In one of his latest barbs, he tosses a verbal harpoon at me because I have dared to criticize Governor Gregoire for proposing to set aside a billion and a half dollars of the taxpayers’ money into what is humorously called a “rainy day fund” but is, in reality, a fund for legislators seeking pork dollars for their pet political projects.
Postman has called me “the man behind Dino Rossi’s Idea Bank,” because Rossi was kind enough to adopt my Idea Bank proposal as part of his Forward Washington Foundation. Rossi will try again to win the governorship in 2008 — a job stolen from him by the political machinations of King County Democrats.
At the same time, Postman, clearly playing the role of a Democratic propagandist and a Rossi critic, said I have disagreed with Rossi because the former state senator originated the “rainy day fund” proposal. Postman doesn’t know me very well. I disagree with many Republicans on several issues, but they have my support because they espouse Conservative principles — the principles our forefathers wrote into the Constitution and which the Democrats have ignored or opposed.
If I were Postman’s managing editor, I would have removed him from the job because he has not put aside his personal political prejudices and reported the efforts of both political sides evenly, as a political reporter should.

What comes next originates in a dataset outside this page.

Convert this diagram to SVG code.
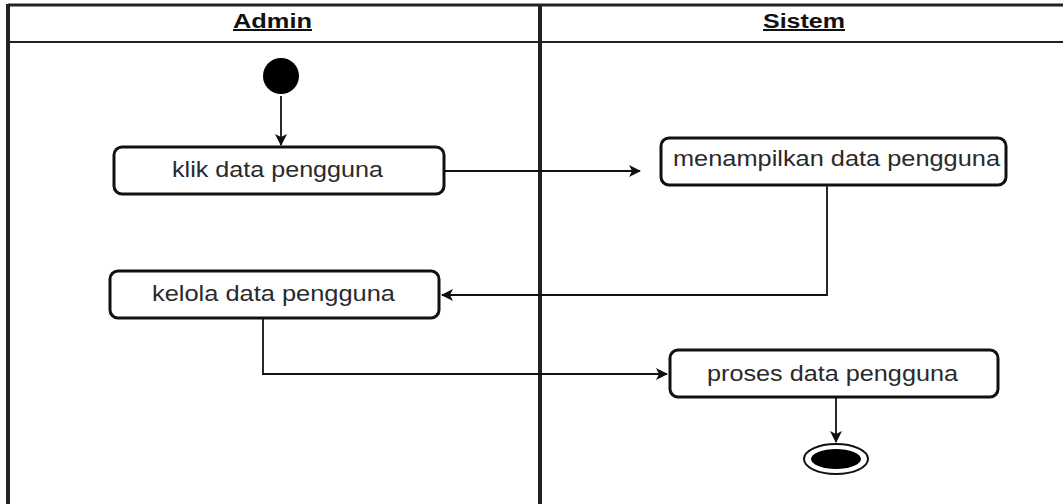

In fact, I wonder why the Blethen family that still runs The Times hasn’t disciplined Postman and other reporters who have shown the same one-sided Democratic prejudice in the past.
At the moment, The Times has provided a sign of hope with a new investigative series that is severely criticizing the efforts of Democrats, including Senator Patty Murray and Congressman Norm Dicks, to earmark millions in tax dollars for their political buddies who contribute handsomely to their campaign treasuries.
Perhaps the Blethens will now crack down on the Democratic propaganda and anti-Republican volleys Postman and other reporters and editors have been tossing out in the news columns of the newspaper. In the two decades I worked at The Times, the paper was careful to present both sides of all political issues and candidacies. How “times” have changed!